違法伐採木材の“締め出し”を目指しているクリーンウッド法(「合法伐採木材等の流通及び利用の促進に関する法律」)の見直しに向けた検討作業が進んできた。同法の施行状況などを検証してきた「合法伐採木材等の流通及び利用に係る検討会」(座長=立花敏・筑波大学生命環境系准教授)は、3月2日に最終会合を開いた後、政府が取り組むべき課題と今後の方向性に関する中間とりまとめを行った。

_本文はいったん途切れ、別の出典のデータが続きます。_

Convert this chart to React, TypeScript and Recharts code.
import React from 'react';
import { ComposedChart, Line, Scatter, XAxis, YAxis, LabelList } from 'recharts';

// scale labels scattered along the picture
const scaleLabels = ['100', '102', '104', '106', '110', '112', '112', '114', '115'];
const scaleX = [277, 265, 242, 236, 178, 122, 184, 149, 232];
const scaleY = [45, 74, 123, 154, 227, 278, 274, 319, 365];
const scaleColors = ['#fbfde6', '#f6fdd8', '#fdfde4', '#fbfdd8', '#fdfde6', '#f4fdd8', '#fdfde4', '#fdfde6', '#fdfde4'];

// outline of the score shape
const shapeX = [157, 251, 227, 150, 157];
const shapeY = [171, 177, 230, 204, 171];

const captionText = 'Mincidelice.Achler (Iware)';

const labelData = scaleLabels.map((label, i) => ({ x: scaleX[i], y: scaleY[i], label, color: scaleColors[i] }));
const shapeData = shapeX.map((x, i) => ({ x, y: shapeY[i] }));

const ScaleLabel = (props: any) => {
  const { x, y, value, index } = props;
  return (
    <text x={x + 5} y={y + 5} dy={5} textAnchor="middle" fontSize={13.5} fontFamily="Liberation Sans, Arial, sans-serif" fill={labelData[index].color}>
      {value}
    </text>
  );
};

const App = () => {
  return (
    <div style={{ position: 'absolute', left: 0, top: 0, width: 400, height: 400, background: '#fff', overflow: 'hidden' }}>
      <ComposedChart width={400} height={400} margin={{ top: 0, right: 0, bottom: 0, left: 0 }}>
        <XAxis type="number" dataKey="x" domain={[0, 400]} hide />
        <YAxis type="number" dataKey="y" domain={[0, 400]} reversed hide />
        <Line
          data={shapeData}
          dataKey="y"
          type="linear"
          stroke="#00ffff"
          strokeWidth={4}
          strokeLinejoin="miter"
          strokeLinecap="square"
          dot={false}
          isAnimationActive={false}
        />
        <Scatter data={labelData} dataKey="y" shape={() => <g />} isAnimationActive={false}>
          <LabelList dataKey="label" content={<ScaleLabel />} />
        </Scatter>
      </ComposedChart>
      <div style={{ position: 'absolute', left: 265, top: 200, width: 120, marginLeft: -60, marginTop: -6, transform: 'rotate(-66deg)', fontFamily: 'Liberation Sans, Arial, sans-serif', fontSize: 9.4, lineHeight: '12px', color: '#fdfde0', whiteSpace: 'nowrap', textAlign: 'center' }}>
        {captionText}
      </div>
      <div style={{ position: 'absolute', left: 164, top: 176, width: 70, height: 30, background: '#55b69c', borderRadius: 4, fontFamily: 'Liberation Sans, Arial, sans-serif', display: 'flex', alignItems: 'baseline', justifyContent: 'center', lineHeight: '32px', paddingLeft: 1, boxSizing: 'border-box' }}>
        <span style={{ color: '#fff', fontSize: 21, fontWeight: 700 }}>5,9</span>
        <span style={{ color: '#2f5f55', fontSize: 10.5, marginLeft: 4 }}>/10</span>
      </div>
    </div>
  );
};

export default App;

2017年に制定・施行された同法は、5年後の今年(2022年)をメドに実効性を高めるための「必要な措置」を講じることになっている。
流通初段階における合法性確認の「義務付け」も提案
同検討会は、同法の施行以降、木材の合法性に関する意識の高まりがアンケート調査などから確認できると一定の評価を与えた。その上で、木材関連事業者の登録件数が1万3,000件の目標に対して600件弱にとどまっていることなどをあげ、「(同法が)本来目指すべき姿からすれば十分とは言い難い」と改善を求めた。
同法の実効性を高めていくためには、合法木材のマーケットをつくり、参加する事業者の裾野を広げていくことが必要と提言。リスクの高い国・地域から輸入される木材に対して重点的にデュー・デリジェンス(DD)を行うなどメリハリのある対応を行うとともに、SDGsの目標12にある「つくる責任 つかう責任」の考え方を業界全体で共有していくことも重要とした。

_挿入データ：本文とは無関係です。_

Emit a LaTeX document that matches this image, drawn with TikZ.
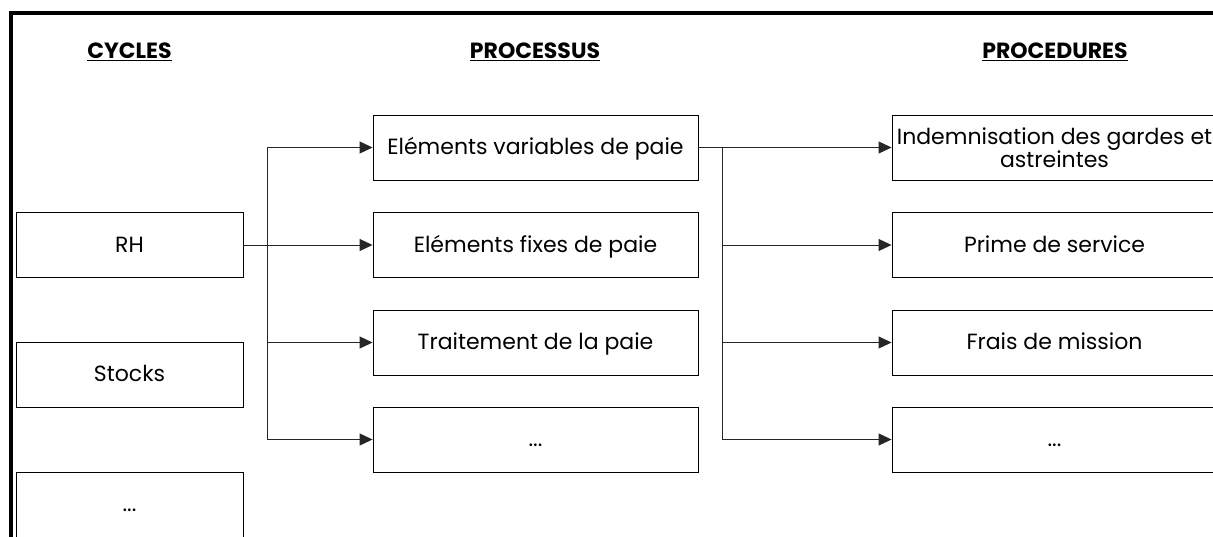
\documentclass[tikz,border=0pt]{standalone}
\usepackage{fontspec}
\setmainfont{Poppins}
\usetikzlibrary{arrows.meta}
\begin{document}
\begin{tikzpicture}[x=1pt,y=-1pt,
  box/.style={draw=black, line width=0.9pt, rectangle, inner sep=0pt, align=center,
    font=\fontsize{22}{23}\selectfont},
  one/.style={text height=16pt, text depth=2pt},
  lbox/.style={box, one, minimum width=227pt, minimum height=65pt},
  mbox/.style={box, minimum width=325pt, minimum height=65pt},
  hdr/.style={font=\fontsize{22}{24}\selectfont\bfseries, inner sep=0pt},
  conn/.style={draw=black!85, line width=0.9pt},
  arr/.style={conn, -{Triangle[length=13pt, width=12pt]}}
]
\useasboundingbox (0,0) rectangle (1213,536);
\fill[white] (0,0) rectangle (1213,536);
% frame
\draw[line width=4pt] (11,540) -- (11,13) -- (1220,13);
% headers
\node[hdr] (hc) at (129.5,52) {\underline{CYCLES}};
\node[hdr] (hp) at (535,52) {\underline{PROCESSUS}};
\node[hdr] (hr) at (1055,52) {\underline{PROCEDURES}};
% left column
\node[lbox] (rh) at (129.5,245) {RH};
\node[lbox] (st) at (129.5,374.5) {Stocks};
\node[lbox] (ld) at (129.5,504.5) {...};
% middle column
\node[mbox, one] (m1) at (535.5,147.5) {Eléments variables de paie};
\node[mbox, one] (m2) at (535.5,245) {Eléments fixes de paie};
\node[mbox, one] (m3) at (535.5,342.5) {Traitement de la paie};
\node[mbox, one] (m4) at (535.5,439.5) {...};
% right column
\node[mbox] (r1) at (1054.5,147.5) {Indemnisation des gardes et\\astreintes};
\node[mbox, one] (r2) at (1054.5,245) {Prime de service};
\node[mbox, one] (r3) at (1054.5,342.5) {Frais de mission};
\node[mbox, one] (r4) at (1054.5,439.5) {...};
% junctions
\coordinate (jl) at (267,245);
\coordinate (jr) at (722,245);
% left connectors
\draw[conn] (jl |- m1.west) -- (jl |- m4.west);
\draw[arr] (rh.east) -- (m2.west);
\draw[arr] (jl |- m1.west) -- (m1.west);
\draw[arr] (jl |- m3.west) -- (m3.west);
\draw[arr] (jl |- m4.west) -- (m4.west);
% right connectors
\draw[conn] (m1.east) -- (jr |- m1.east) -- (jr |- r4.west);
\draw[arr] (jr |- r1.west) -- (r1.west);
\draw[arr] (jr |- r2.west) -- (r2.west);
\draw[arr] (jr |- r3.west) -- (r3.west);
\draw[arr] (jr |- r4.west) -- (r4.west);
\end{tikzpicture}
\end{document}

とくに、輸入業者や原木市場、製材・合単板・チップ工場などの第1種木材関連事業者に対しては、木材流通の最初の段階に位置することから、「合法性の確認を義務付けるといった選択肢も考えられる」と提案。現在は同法の対象にはなっていない素材生産業者についても、「丸太を生産して譲り渡す際に明確な形で合法性を担保させるという選択肢も考えられる」として、積極的な関与を求めた。
EU、中国、豪州、ニュージーランドなども規制強化を検討
林野庁は、同検討会からの提言を受けて、法改正も含めた見直し作業を本格化させる段階に入る。提言内容は多岐にわたっており、運用改善や予算措置によって対応できるものもあるので、「課題を整理し、できるところから取り組んでいく」(木材利用課)方針だ。

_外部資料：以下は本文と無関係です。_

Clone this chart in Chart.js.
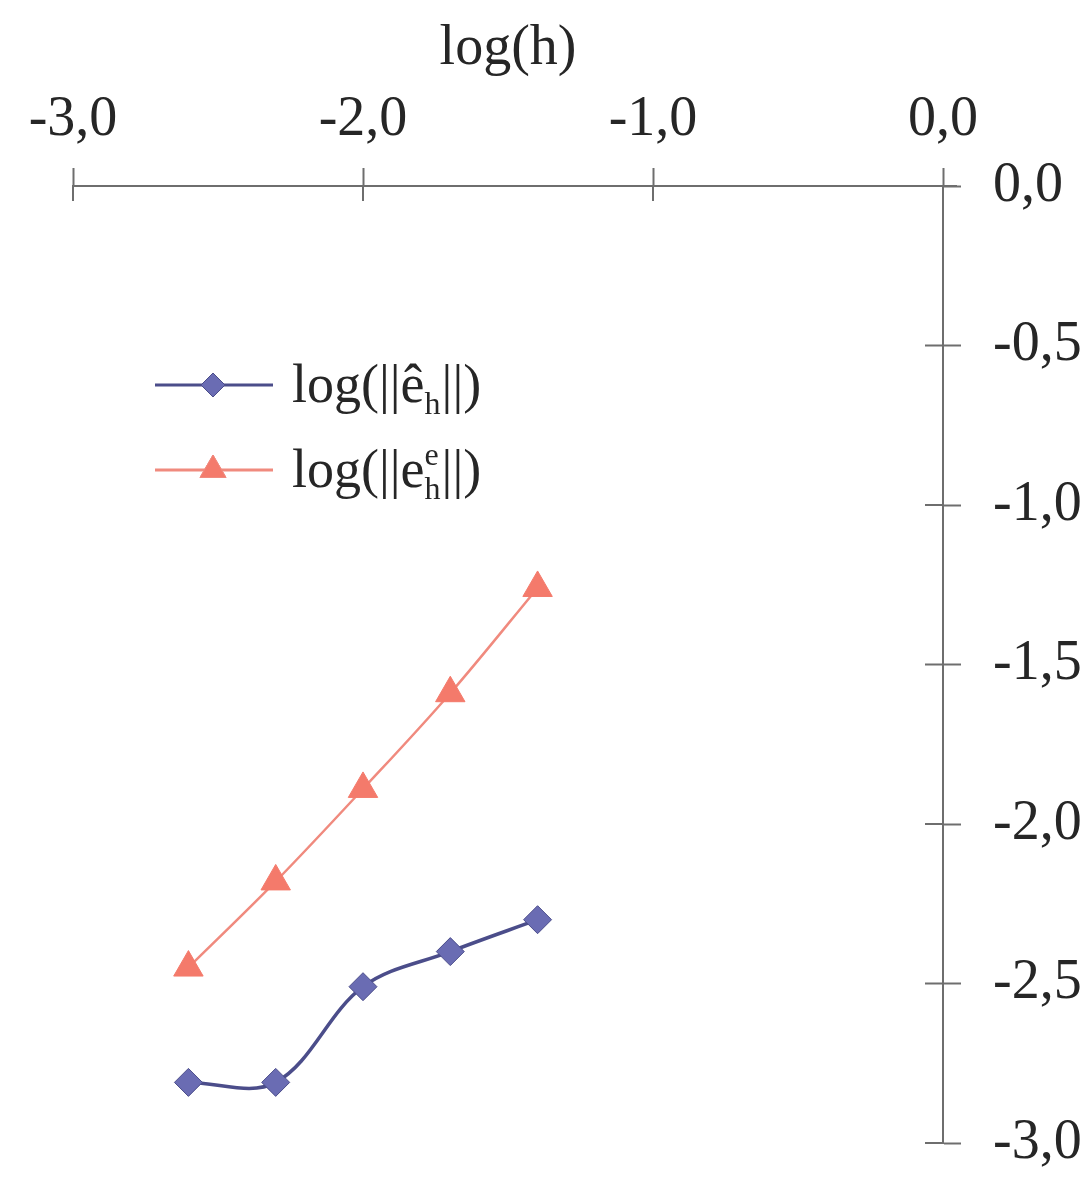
<!DOCTYPE html>
<html>
<head>
<meta charset="utf-8">
<script src="https://cdn.jsdelivr.net/npm/chart.js@4.4.1/dist/chart.umd.min.js"></script>
<style>
  body { margin: 0; background: #fff; }
  #wrap { width: 1086px; height: 1187px; position: relative; }
</style>
</head>
<body>
<div id="wrap"><canvas id="mycanvas"></canvas></div>
<script>
// data
var logH = [-2.602, -2.301, -2.0, -1.699, -1.398];
var errHat = [-2.81, -2.81, -2.51, -2.40, -2.30];
var errE = [-2.45, -2.18, -1.89, -1.59, -1.26];
var xTicks = [-3, -2, -1, 0];
var yTicks = [0, -0.5, -1, -1.5, -2, -2.5, -3];

var blueLine = "#4b4d8a", blueFill = "#6a6cb3";
var redLine = "#f08a7e", redFill = "#f47a6b";
var axisCol = "#6e6e6e", textCol = "#262626";
var serif = "'Liberation Serif', 'DejaVu Serif', serif";

function fmt(v) {
	if (Math.abs(v) < 1e-9) return "0,0";
	return v.toFixed(1).replace(".", ",");
}

function pts(ys) {
	var out = [];
	for (var i in logH) out.push({ x: logH[i], y: ys[i] });
	return out;
}

// inner half of the crossing tick marks
var crossTicks = {
	id: "crossTicks",
	afterDatasetsDraw: function(chart) {
		var ctx = chart.ctx, xs = chart.scales.x, ys = chart.scales.y;
		ctx.save();
		ctx.strokeStyle = axisCol;
		ctx.lineWidth = 2;
		ctx.beginPath();
		xTicks.forEach(function(v) {
			var px = xs.getPixelForValue(v);
			ctx.moveTo(px, xs.bottom);
			ctx.lineTo(px, xs.bottom + 15);
		});
		yTicks.forEach(function(v) {
			var py = ys.getPixelForValue(v);
			ctx.moveTo(ys.left, py);
			ctx.lineTo(ys.left - 18, py);
		});
		ctx.moveTo(xs.right, xs.bottom);
		ctx.lineTo(xs.right + 14, xs.bottom);
		ctx.stroke();
		ctx.restore();
	}
};

// legend with line + marker and sub/superscripts
var legendBox = {
	id: "legendBox",
	afterDraw: function(chart) {
		var ctx = chart.ctx;
		var rows = [
			{ y: 385, line: blueLine, fill: blueFill, style: "rectRot", r: 12, base: "log(||ê", sup: null, sub: "h" },
			{ y: 470, line: redLine, fill: redFill, style: "triangle", r: 15, base: "log(||e", sup: "e", sub: "h" }
		];
		ctx.save();
		rows.forEach(function(row) {
			ctx.strokeStyle = row.line;
			ctx.lineWidth = 3;
			ctx.beginPath();
			ctx.moveTo(155, row.y);
			ctx.lineTo(273, row.y);
			ctx.stroke();
			ctx.fillStyle = row.fill;
			ctx.lineWidth = 1;
			Chart.helpers.drawPoint(ctx, { pointStyle: row.style, radius: row.r, rotation: 0, borderWidth: 1 }, 213, row.y);
			ctx.fill();
			ctx.stroke();

			var x = 292, base = row.y + 17;
			ctx.fillStyle = textCol;
			ctx.textBaseline = "alphabetic";
			ctx.textAlign = "left";
			ctx.font = "54px " + serif;
			ctx.fillText(row.base, x, base);
			x += ctx.measureText(row.base).width;
			ctx.font = "32px " + serif;
			var w = ctx.measureText(row.sub).width;
			ctx.fillText(row.sub, x, base + 12);
			if (row.sup) {
				ctx.fillText(row.sup, x, base - 22);
				w = Math.max(w, ctx.measureText(row.sup).width);
			}
			x += w + 1;
			ctx.font = "54px " + serif;
			ctx.fillText("||)", x, base);
		});
		ctx.restore();
	}
};

var chartdata = {
	datasets: [
		{
			label: "log(||ê_h||)",
			data: pts(errHat),
			borderColor: blueLine,
			backgroundColor: blueFill,
			pointBackgroundColor: blueFill,
			pointBorderColor: blueLine,
			pointStyle: "rectRot",
			pointRadius: 14,
			pointBorderWidth: 1,
			borderWidth: 3.5,
			tension: 0.35,
			fill: false
		},
		{
			label: "log(||e_h^e||)",
			data: pts(errE),
			borderColor: redLine,
			backgroundColor: redFill,
			pointBackgroundColor: redFill,
			pointBorderColor: redFill,
			pointStyle: "triangle",
			pointRadius: 17,
			pointBorderWidth: 1,
			borderWidth: 2.5,
			tension: 0.35,
			fill: false
		}
	]
};

var ctx = document.getElementById("mycanvas");

var LineGraph = new Chart(ctx, {
	type: "line",
	data: chartdata,
	plugins: [crossTicks, legendBox],
	options: {
		responsive: true,
		maintainAspectRatio: false,
		animation: false,
		layout: { padding: { left: 73, right: 0, top: 16, bottom: 44 } },
		plugins: { legend: { display: false }, tooltip: { enabled: false } },
		scales: {
			x: {
				type: "linear",
				position: "top",
				min: -3,
				max: 0,
				afterFit: function(scale) { scale.height = 170; },
				afterBuildTicks: function(scale) {
					scale.ticks = xTicks.map(function(v) { return { value: v }; });
				},
				grid: { drawOnChartArea: false, drawTicks: true, tickLength: 18, tickColor: axisCol, tickWidth: 2 },
				border: { display: true, color: axisCol, width: 2 },
				ticks: {
					autoSkip: false,
					maxRotation: 0,
					padding: 14,
					color: textCol,
					font: { family: serif, size: 56 },
					callback: function(v) { return fmt(v); }
				},
				title: {
					display: true,
					text: "log(h)",
					color: textCol,
					padding: 0,
					font: { family: serif, size: 56 }
				}
			},
			y: {
				type: "linear",
				position: "right",
				min: -3,
				max: 0,
				afterFit: function(scale) {
					scale.width = 143;
					scale.paddingTop = 0;
					scale.paddingBottom = 0;
				},
				afterBuildTicks: function(scale) {
					scale.ticks = yTicks.map(function(v) { return { value: v }; });
				},
				grid: { drawOnChartArea: false, drawTicks: true, tickLength: 18, tickColor: axisCol, tickWidth: 2 },
				border: { display: true, color: axisCol, width: 2 },
				ticks: {
					autoSkip: false,
					padding: 32,
					color: textCol,
					font: { family: serif, size: 56, lineHeight: 0.5 },
					callback: function(v) { return fmt(v); }
				}
			}
		}
	}
});
</script>
</body>
</html>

海外でも違法伐採対策を強化する動きが目立ってきており、EUではデュー・デリジェンスの強化などを盛り込んだ新たな規則案が議論されている。豪州やニュージーランドも現行法の見直し作業に着手しており、中国でも違法伐採木材の輸入を規制する措置が検討されている。
クリーンな合法木材が“国際標準”となる中で、日本が出遅れることは許されない状況になってきている。